Native Places

On the topic of native spaces in vernacular Caribbean contexts…

To accompany the images, I include a selection from Native Places, a photobook I self-published in 2006. I’m placing it here unrevised because it represents some of my earliest thinking about and articulation on the subject of visual rhetoric. While I’m aware that it’s not the most articulate of statements, no disclaimer will be forthcoming. For prudence sake, I’ve decided not to include the poems that accompany the photographs in the original, and I’ve also replaced some of the photographs with other more recent ones that I felt like sharing. I don’t believe the changes will matter much to the musings themselves (which, after all, is what I mean for you to read).

***

I have thought about it many times, the language of houses, and what that language would sound like if we could hear it.

I imagine whispers, rather than shouts.

Suggestions, rather than overt proclamations. Of course, the smiles that break in the midst of tears, or the emotional disarray that attends wanting to walk away and not having the legs for it, are all kinds of rhetoric. And I imagine the sounds of this disarray to be the sounds of houses as they fall apart in place.

But oh, if only they were people, the things they would say! There would be exhortations of joy, for sure. But also I think some regret would find its way in, as the reality of a building’s mortality tends to sober. So I imagine tones more sober than sharp when I think of what would be said. [The poems I have chosen to accompany these pictures reminds me of this. Taken from my unpublished collection, Dry Season, they speak of houses in some ways, in some ways speaking for them as well.]

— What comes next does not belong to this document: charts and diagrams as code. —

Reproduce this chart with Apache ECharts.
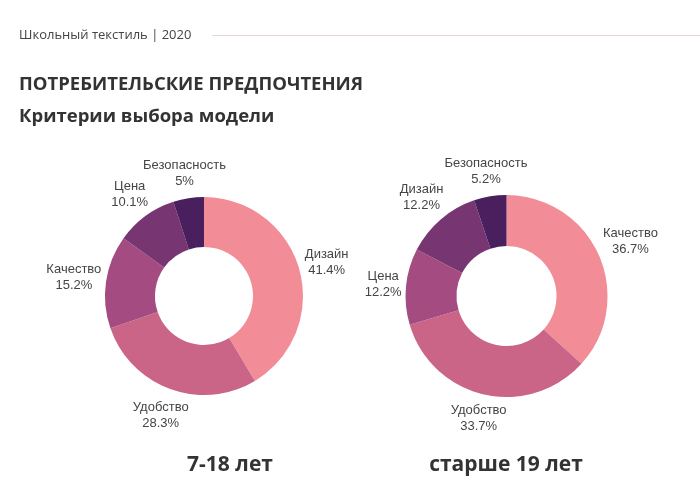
<!DOCTYPE html>
<html>
<head>
<meta charset="utf-8">
<script src="https://cdn.jsdelivr.net/npm/echarts@6/dist/echarts.min.js"></script>
<style>
  html, body { margin: 0; padding: 0; background: #fff; }
  #chart { width: 700px; height: 495px; }
</style>
</head>
<body>
<div id="chart"></div>
<script>
// данные
const youngNames = ['Дизайн', 'Удобство', 'Качество', 'Цена', 'Безопасность']
const youngValues = [41.4, 28.3, 15.2, 10.1, 5]
const adultNames = ['Качество', 'Удобство', 'Цена', 'Дизайн', 'Безопасность']
const adultValues = [36.7, 33.7, 12.2, 12.2, 5.2]
const groupLabels = ['7-18 лет', 'старше 19 лет']
const sliceColors = ['#f28c96', '#ca6588', '#a44c82', '#773572', '#4a1f5e']

const chart = echarts.init(document.getElementById('chart'))

// цвет по порядку сектора, а не по названию
const toData = (names, values) =>
  names.map((name, i) => ({ name, value: values[i], itemStyle: { color: sliceColors[i] } }))

// подпись ставим по направлению (невидимой) выноски, чуть отступив от кольца
const LABEL_GAP = 3
const centerLabel = (p) => {
  const pts = p.labelLinePoints
  if (!pts) return {}
  const dx = pts[1][0] - pts[0][0]
  const dy = pts[1][1] - pts[0][1]
  const len = Math.sqrt(dx * dx + dy * dy) || 1
  const ux = dx / len
  const uy = dy / len
  const w = p.labelRect.width
  const h = p.labelRect.height
  const d = LABEL_GAP + Math.abs(ux) * w / 2 + Math.abs(uy) * h / 2
  return {
    x: pts[0][0] + ux * d,
    y: pts[0][1] + uy * d,
    align: 'center',
    verticalAlign: 'middle'
  }
}

const pieSeries = (data, center, radius) => ({
  type: 'pie',
  center,
  radius,
  startAngle: 90,
  clockwise: true,
  avoidLabelOverlap: false,
  silent: true,
  label: {
    show: true,
    position: 'outside',
    formatter: '{b}\n{c}%',
    fontFamily: 'Liberation Sans',
    fontSize: 13,
    lineHeight: 16,
    color: '#454545',
    overflow: 'none'
  },
  labelLine: {
    show: true,
    length: 10,
    length2: 1,
    lineStyle: { color: 'rgba(0,0,0,0)' }
  },
  labelLayout: centerLabel,
  itemStyle: { borderWidth: 0 },
  data
})

const headText = (text, y, font, fill) => ({
  type: 'text',
  x: 19,
  y,
  style: { text, font, fill, textVerticalAlign: 'middle' }
})

const groupText = (text, x) => ({
  type: 'text',
  x,
  y: 465,
  style: {
    text,
    textAlign: 'center',
    textVerticalAlign: 'middle',
    font: 'bold 21px "Open Sans"',
    fill: '#333'
  }
})

const option = {
  backgroundColor: '#fff',
  animation: false,
  graphic: [
    headText('Школьный текстиль | 2020', 35, '13px "Open Sans"', '#444'),
    headText('ПОТРЕБИТЕЛЬСКИЕ ПРЕДПОЧТЕНИЯ', 85, 'bold 18.5px "Open Sans"', '#333'),
    headText('Критерии выбора модели', 117, 'bold 18.5px "Open Sans"', '#333'),
    {
      type: 'line',
      shape: { x1: 212, y1: 35.5, x2: 700, y2: 35.5 },
      style: { stroke: '#e6d8da', lineWidth: 1 }
    },
    groupText(groupLabels[0], 230),
    groupText(groupLabels[1], 506)
  ],
  series: [
    pieSeries(toData(youngNames, youngValues), ['29.14%', '59.8%'], [49, 99]),
    pieSeries(toData(adultNames, adultValues), ['72.36%', '59.8%'], [50, 101])
  ]
}

chart.setOption(option)
</script>
</body>
</html>
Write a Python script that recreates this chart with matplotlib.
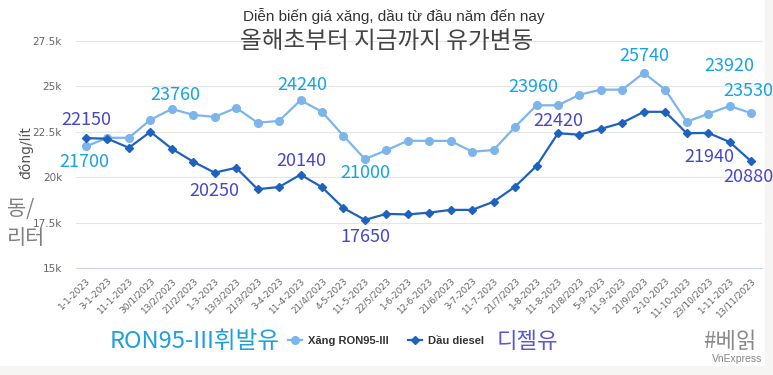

I know it is a kind of arrogance, this power to imagine, which I exercise with impunity. Almost careless, really, complicit with my imperfect visions of what I think “ought” to be, ignoring the fact that I, as much as anyone, struggle to figure out what it really means “to be.”

Twisted logic, fortunately, leads me back to these houses. Not because they are honest. But because they do not have the privilege of self-deception. Unlike us, the humans who bring our selves to see them in their nakedness, these houses have a rhetoric that falls short of words, and of motives. And, in falling short, go so far beyond them that only a picture or two can suffice. I have thought about it too many times, perhaps.

And really, what I want is not to think about it.

Not thinking is a kind of Nirvana, a momentary bliss, a heaven. And somewhere in these houses, between the battered jalousies, the rusted galvanized roofs, crawling vines that smother, somewhere in them is a history. These houses do not speak. But somewhere in them is a rhetoric that does not evoke the Ancients.

Instead, Newallo’s face turned from troubled umber to smooth ebony as he lay dying among his children and grandchildren in the front room of his first house. Brother Austin’s children have run with heavy feet through the broken halls. Alfred revels in his cool eccentricity as he watches the paint glisten then dry on another handwritten sign. Ken takes his inheritance through another year. Dukes beat a path, generations old, from the fire engine red mailbox to the door; and the Cocoa House bears its thousand pound rafters, through a sporadic roof, up to the sun. Gutted houses shut up to sunlight, people, and talk. Spires, reminding long dead owners of their borrowed architecture. Cooling boards. Stained glass. Steps.

And I swear I have seen, at some point while staring at the bush-covered house on unpaved Easterfield Road in Tobago, a face looking back through the camera’s lens at me. I see my grandmothers on the concrete vestibules, understand that my mother knows by heart these frames that threaten to fade and bow to the latest modernity.

So, hurriedly, I look back.

Because I believe in spirits. I believe, as well, that houses have more spirits than is our wont to admit. And yet I know not to look back for too long, that I must live there in moderation. Because they are their own graveyards. Their address we can read along like headstones: 16 Caribe Street, San Fernando; 80 Easterfield Road, Mt. St. George, Tobago; Louis D’Or. Rest in Peace, we read, hanging our beliefs on antennas strung together with old telephone cables.

And then, after we recognize the tone of eulogy and uneasy praise, we find a way to make sense of the mostly unspoken, unuttered, unformed grace by imagining a rhetoric of houses.

What has brought me closer to my sense of home? Old houses. Houses that a year from now would not recognize themselves. I think, then, that it is our responsibility to recognize them, to see them and speak for them.

Is this nostalgia? Yes.

Misguided sentimentalism? Most certainly. But it is also an appeal to a common sense; that is, a sense we share as a people who are aware of our lives, our histories, the limbo sensibility that enables us to hold dear the architecture of our onetime masters. This is something we have in common, I think.

We must serve now as the foundations for the houses that kept us and keep us still. Through us, the imperfect mouthpieces for houses, it is possible for rhetoric to work. And if we listen close enough, we do not hear houses asking. Instead, we are privy to some strange, singular demand.